İmar izni konusunda yetkililerin aldatılması da söz konusu olduğundan dolayı durum karışık. İmar Müdürlüğüne sadece Mollar Rıdvan'ın, 1170,67 m2 bir alan, 76,95 m2 bir cami ve 24,25 m2 alanlı sunduğu bir topografik rapor var. Bunda da minare ve anılan camiin mütevelli heyetinin başvurusu yer almıyor.

İşin asıl ilginç yanı ise bütün meselenin "sözde" Müftü İbrahim Şerif tarafından gündeme getiriliyor olması. Adıgeçen aşağıda sunduğumuz (Batı) Trakya'daki imamlara yönelik yazısıyla, imamlardan caminin yapımı için camilerde yardım kampanyaları düzenlemelerini istiyor.

Bize ulaşan bilgilere göre, bölgenin İslami profilinin daha bir ön plana çıkarılması için, terkedilmiş köylerde bile İslami yapıların yenilenmesi çalışma ve çabaları başlayacak. Bahsekonu hareket, Türkiye'yi hami olarak ortaya çıkararak, "sıcak" ve sürtüşme dolu bir yaz yaratmak isteyen kişilerin çabalarından başka bir şey değil.

"Sözde" Müftünün yazısının tercümesi ise aşağıdaki gibi.

Evet, bahsekonu yazı, fikrin ve fikrin uygulanmasının kime ait olduğunu açık seçik gösteriyor. Yazının altında "sözde" Müftü İbrahim Şerif'in anlı şanlı imzası var.

Taşlık (Petrota) Camii, mimari planların, minare olup olmadığı, varsa kaç metre olduğunu bilip onaylamadığı, yıllardan beri çalışmayan bir camiin, sadece 3 "Müslüman" ailesinin yaşadığı bir köyde yapılıyor ve yeniden faaliyete geçmesi planlanıyor.

Evet, konunun nasıl gelişeceğini incelemek ilginç olacak; bu arada yetkililer kendilerine gelen diğer camilerin çatı onarımıyla ilgili dilekçelerini dikkatli inceleseler iyi olacak, zira sonuç insanın gözlerinin şakınlıktan faltaşı gibi açılmasına neden olabilir.
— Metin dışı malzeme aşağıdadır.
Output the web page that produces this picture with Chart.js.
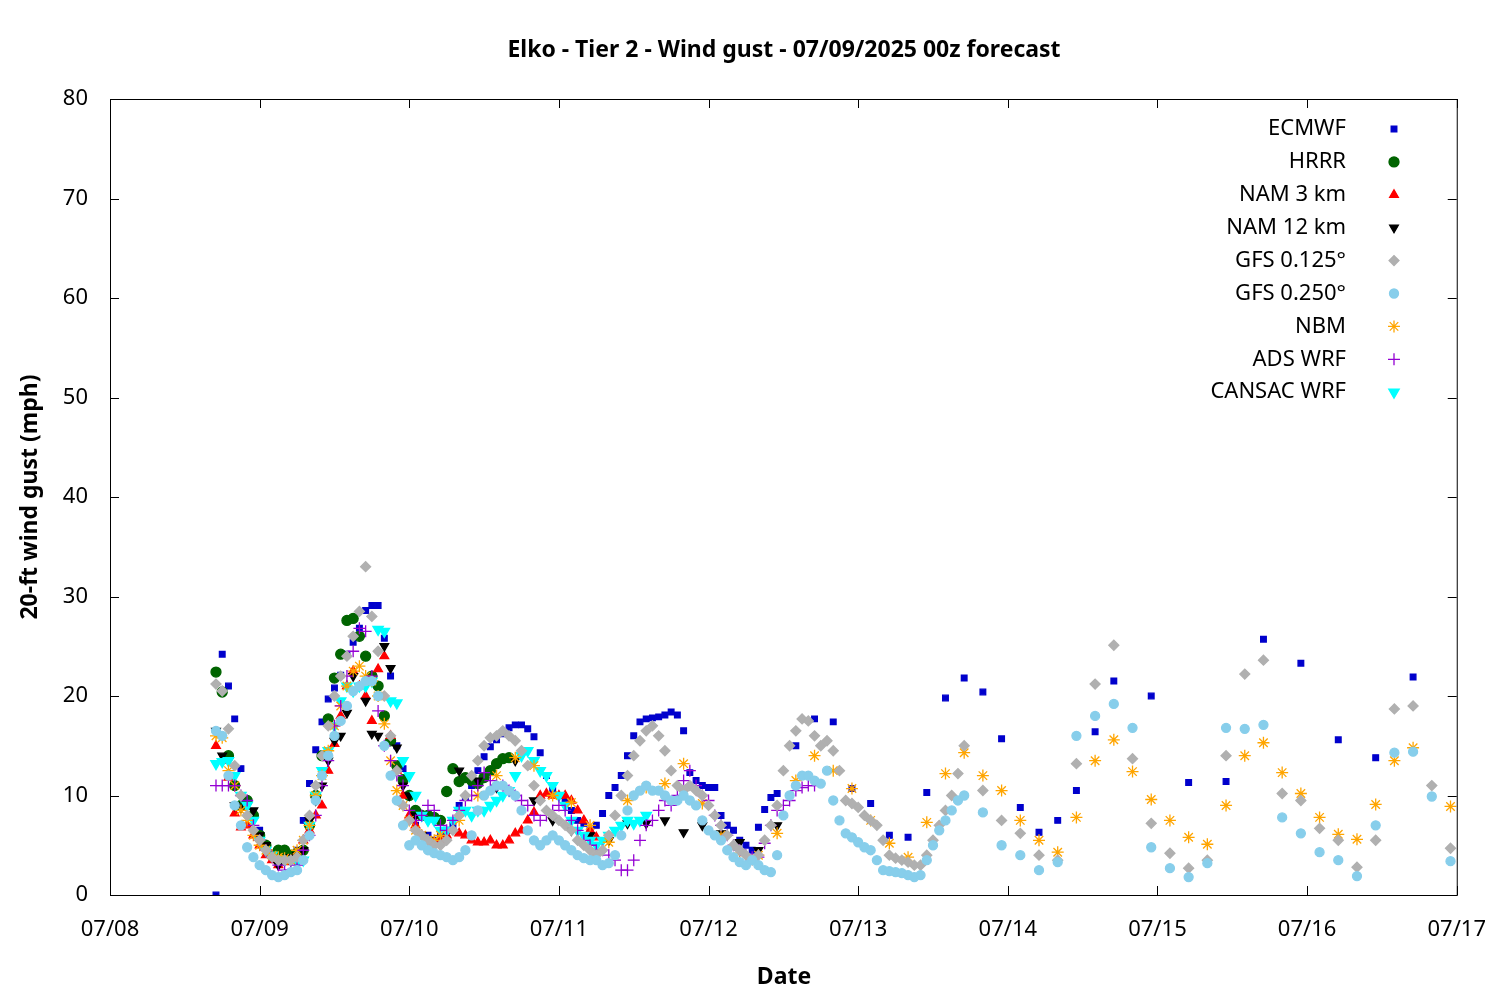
<!DOCTYPE html>
<html><head><meta charset="utf-8">
<script src="https://cdn.jsdelivr.net/npm/chart.js@4/dist/chart.umd.min.js"></script>
<style>html,body{margin:0;padding:0;background:#fff}#wrap{width:1500px;height:1000px}</style>
</head><body><div id="wrap"><canvas id="c"></canvas></div>
<script>
// hours since 07/08 00 (local); tick labels
const xTickLabels = ["07/08","07/09","07/10","07/11","07/12","07/13","07/14","07/15","07/16","07/17"];
function rng(a,b,s){const r=[];for(let h=a;h<=b;h+=s)r.push(h);return r;}

const ecmwfT = rng(17,107,1).concat(rng(110,161,3), rng(167,209,6));
const ecmwfV = [0,24.2,21,17.7,12.7,9.5,8,6.5,5,4,3.5,3.5,4,4.5,7.5,11.2,14.6,17.4,19.7,20.8,22.1,24.2,25.4,26.8,28.6,29.1,29.1,25.8,22,15,12.7,10,7,6,6,5.5,6,6.5,7,9,9.8,11,12.5,13.9,14.9,15.6,16.2,16.8,17.1,17.1,16.7,15.9,14.3,12,10.5,10,9.5,8.5,7.5,7.2,6.5,7,8.2,10,10.8,12,14,16,17.4,17.7,17.8,17.9,18.1,18.4,18.1,16.5,12.3,11.5,11,10.8,10.8,8,7,6.5,5.5,5,4.5,6.8,8.6,9.8,10.2,
 15,17.7,17.4,10.7,9.2,6,5.8,10.3,19.8,21.8,20.4,15.7,8.8,6.3,7.5,10.5,16.4,21.5,
 20,11.3,11.4,25.7,23.3,15.6,13.8,21.9];

const hrrrT = rng(17,64,1);
const hrrrV = [22.4,20.4,14,11,9,9.5,8,6,5,4,4.5,4.5,4,4.2,4.5,7,10,14,17.7,21.8,24.2,27.6,27.8,26,24,22,21,18,15.5,13,11.6,10,8.5,8,8,7.8,7.5,10.4,12.7,11.4,11.8,11.5,11.2,11.8,12.5,13.2,13.7,13.8];

const nam3T = rng(17,78,1);
const nam3V = [15,13.5,11.8,8.2,6.8,7,6,5,4,3.5,3,3.3,3.5,4,5.5,6.5,8,9,12.5,15.2,18,21,22.5,21,20,17.5,22.7,24,16,12.5,10,8,7,6,5.5,5.3,5.5,6,6.5,6.2,6,5.5,5.3,5.3,5.5,5,5,5.5,6.2,6.5,7.5,8.3,10,10.2,10,10,10,9.5,8.5,7.5,6.5,5.8];

const nam12T = rng(17,53,1).concat(rng(56,107,3));
const nam12V = [16.5,14,13.5,9,8.8,9,8.5,6,5,4,3,3.5,3.8,4,4.5,7.5,9.5,11,13.5,15.5,16,18.3,22,21,19.5,16.2,16,25,22.8,14.8,11,10,8,6,5.5,5,6.5,
 12.5,11.5,10.8,13.5,9.5,7.5,6.5,6,5.5,7.2,7.2,7.5,6.3,7,6.2,5.3,4.5,7];

const gfs125T = rng(17,137,1).concat(rng(140,215,3));
const gfs125V = [21.2,20.5,16.7,13,10,8,6.5,5.5,4.5,3.8,3.5,3.5,3.5,3.8,
 5.5,8,11,14,17,20,22,24,26,28.5,33,28,24.5,20,16,12.5,9,
 7.5,6.5,6,5.5,5,5,5.5,6.5,8,10,12,13.5,15,15.8,16,16.5,16,
 15.5,14.5,13,11,9.5,8.5,8,7.5,7,6.5,5.5,5,4.5,4,4.5,6,
 8,10,12,14,15.5,16.5,17,16,14.5,12.5,11,10.5,11,10.5,10,9,
 8,7,6,5,4.5,4,3.5,4,5.5,7,9,12.5,15,16.5,17.7,17.5,
 16,15,15.5,14.5,12.5,9.5,9.2,8.8,8,7.5,7,5.5,4,3.7,3.5,3.3,3,3,4,5.5,7,8.5,10,12.2,15,
 10.5,7.5,6.2,4,3.5,13.2,21.2,25.1,13.7,7.2,4.2,2.7,3.5,14,22.2,23.6,10.2,9.5,6.7,5.5,2.8,5.5,18.7,19,11,4.7];

const gfs250T = gfs125T;
const gfs250V = [16.5,16,12,9,7,4.8,3.8,3,2.5,2,1.8,2,2.3,2.5,
 3.5,6,9.5,12,14,16,17.5,19,20.5,21,21.5,21.5,20,15,12,9.5,7,
 5,5.5,5,4.5,4.2,4,3.8,3.5,3.8,4.5,6,8.5,10,10.5,11,11,10.5,
 10,8.5,6.5,5.5,5,5.5,6,5.5,5,4.5,4,3.7,3.5,3.5,3,3.2,
 4,6,8.5,10,10.5,11,10.5,10.5,10,9.5,9.5,10,9.5,9,7.5,6.5,
 6,5.5,4.5,3.8,3.3,3,3.5,3,2.5,2.3,4,8,10,11,12,12,
 11.5,11.2,12.5,9.5,7.5,6.2,5.8,5.3,4.8,4.5,3.5,2.5,2.4,2.3,2.2,2,1.8,2,3.5,5,6.5,7.5,8.5,9.5,10,
 8.3,5,4,2.5,3.3,16,18,19.2,16.8,4.8,2.7,1.8,3.2,16.8,16.7,17.1,7.8,6.2,4.3,3.5,1.9,7,14.3,14.4,9.9,3.4];

const nbmT = rng(17,53,1).concat(rng(56,209,3), [215]);
const nbmV = [16,15.8,12.5,11,8.5,7.5,6,5,4.5,4,3.8,3.7,3.5,4.5,
 5.5,7,10,12,14.5,17,19,21,22.5,23,22,21.5,20,17.2,13.5,10.5,9,7.5,6.5,6,5.5,5.5,6,
 7.5,10,12,13.8,13,10,9.3,7,5.3,9.5,10.8,11.2,13.2,9.2,6,4.2,4,6.2,11.5,14,12.5,10.7,7.5,5.2,3.8,7.3,12.2,14.3,12,10.5,7.5,5.5,4.3,7.8,13.5,15.6,12.4,9.6,7.5,5.8,5.1,9,14,15.3,12.3,10.2,7.8,6.1,5.6,9.1,13.5,14.8,8.9];

const adsT = rng(17,113,1);
const adsV = [11,11,11,11,10,9.5,7,5.5,4.5,3.8,3,2.5,2.5,3,
 4.5,6,8,11,13.5,17,19,22,24.5,26.8,26.5,22,18.5,15,13.5,12,11,
 8.5,7.5,8,9,8.5,7,6.5,7.5,8.5,9.5,10,11,12.3,11.5,11,11,10.5,
 10,9.5,9,8,7.5,8,8.5,9,8.5,7.5,6.5,5.5,5,4.5,4.5,4,
 3.5,2.5,2.5,3.5,5.5,7,7.5,8.5,9.5,9,10,11.5,12.5,11,10,9.5,
 8,7,6,5,4.5,4,3.8,3.8,5.2,7,8.5,9,9.5,10.5,10.8,11,11];

const cansacT = rng(17,86,1);
const cansacV = [13.2,13.4,13.5,12,10,9,7.5,5.5,4.5,4,3.5,3.5,3.5,3.3,
 3.5,7,10,12.5,14.5,17,19.5,21,20.5,21,21,21.5,26.7,26.5,19.5,19.3,13.5,
 12,10,8,7.5,7.5,6.5,6.5,7.5,8.5,8.5,8,8.5,8.5,9,9.5,10,10.5,
 12,14,14.5,13.5,12.5,12,11,10,9,7.5,6.5,6,5.5,5,5.5,6,
 6.5,7,7.5,7.2,7.5,8];

function pts(t,v){return t.map((h,i)=>({x:h,y:v[i]})).filter(p=>p.y!==undefined);}
const series = [
 {label:"ECMWF",t:ecmwfT,v:ecmwfV,c:"#0000cc",s:"rect",r:4,rot:0},
 {label:"HRRR",t:hrrrT,v:hrrrV,c:"#006400",s:"circle",r:5,rot:0},
 {label:"NAM 3 km",t:nam3T,v:nam3V,c:"#ff0000",s:"triangle",r:5,rot:0},
 {label:"NAM 12 km",t:nam12T,v:nam12V,c:"#000000",s:"triangle",r:5,rot:180},
 {label:"GFS 0.125°",t:gfs125T,v:gfs125V,c:"#b0b0b0",s:"rectRot",r:5,rot:0},
 {label:"GFS 0.250°",t:gfs250T,v:gfs250V,c:"#87ceeb",s:"circle",r:4.5,rot:0},
 {label:"NBM",t:nbmT,v:nbmV,c:"#ffa500",s:"star",r:6,rot:0},
 {label:"ADS WRF",t:adsT,v:adsV,c:"#9400d3",s:"cross",r:6,rot:0},
 {label:"CANSAC WRF",t:cansacT,v:cansacV,c:"#00ffff",s:"triangle",r:6,rot:180}
];
const order=[5,4,7,6,8,3,2,1,0];
const datasets = order.map(i=>{const s=series[i];return {label:s.label,data:pts(s.t,s.v),showLine:false,
 pointStyle:s.s,pointRadius:s.r,pointRotation:s.rot,pointBackgroundColor:s.c,pointBorderColor:s.c,pointBorderWidth:1.3};});

const FONT='"Noto Sans", sans-serif';
const deco={id:'deco',afterDraw(ch){
 const ctx=ch.ctx,a=ch.chartArea;ctx.save();
 ctx.strokeStyle='#000';ctx.lineWidth=1;ctx.strokeRect(a.left+0.5,a.top+0.5,a.right-a.left,a.bottom-a.top);
 const ys=ch.scales.y,xs=ch.scales.x;ctx.beginPath();
 for(let v=0;v<=80;v+=10){const y=Math.round(ys.getPixelForValue(v))+0.5;ctx.moveTo(a.left,y);ctx.lineTo(a.left+9,y);ctx.moveTo(a.right,y);ctx.lineTo(a.right-9,y);}
 for(let h=0;h<=216;h+=24){const x=Math.round(xs.getPixelForValue(h))+0.5;ctx.moveTo(x,a.bottom);ctx.lineTo(x,a.bottom-9);ctx.moveTo(x,a.top);ctx.lineTo(x,a.top+9);}
 ctx.stroke();
 ctx.fillStyle='#000';ctx.font='bold 23px '+FONT;ctx.textAlign='center';ctx.textBaseline='middle';
 ctx.fillText('Elko - Tier 2 - Wind gust - 07/09/2025 00z forecast',784,50);
 ctx.fillText('Date',784,977);
 ctx.save();ctx.translate(30,497);ctx.rotate(-Math.PI/2);ctx.fillText('20-ft wind gust (mph)',0,0);ctx.restore();
 ctx.font='22px '+FONT;ctx.textAlign='right';
 series.forEach((s,i)=>{const y=129+i*32.9;ctx.fillStyle='#000';ctx.fillText(s.label,1346,y);
  ctx.fillStyle=s.c;ctx.strokeStyle=s.c;ctx.lineWidth=1.3;
  Chart.helpers.drawPoint(ctx,{pointStyle:s.s,radius:s.r,rotation:s.rot,borderWidth:1.3},1394,y);
  if(s.s!=='cross'&&s.s!=='star')ctx.fill();});
 ctx.restore();}};

new Chart(document.getElementById('c'),{type:'scatter',data:{datasets},
 options:{responsive:true,maintainAspectRatio:false,animation:false,
  layout:{padding:{top:99,right:43,left:0,bottom:0}},
  plugins:{legend:{display:false},tooltip:{enabled:false}},
  scales:{
   x:{type:'linear',min:0,max:216,afterFit(s){s.height=105;},
      ticks:{stepSize:24,autoSkip:false,maxRotation:0,color:'#000',font:{family:FONT,size:22},padding:14,
        callback:(v)=>xTickLabels[v/24]},grid:{display:false},border:{display:false}},
   y:{min:0,max:80,afterFit(s){s.width=110;},
      ticks:{stepSize:10,color:'#000',font:{family:FONT,size:22},padding:14},grid:{display:false},border:{display:false}}
  }},plugins:[deco]});
</script></body></html>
(Batı) Trakya'da din özgürlüğü ve dini inançlarla insanların farklılığına müsamaha olduğu kanıtlanmıştır. Ancak bazı kişilerin ayakta uyuduğunu düşünerek böyle boz bir havada yapılan bazı temelleri oyucu çalışmalar, gazetemiz tarafından açığa çıkarılmaktadır.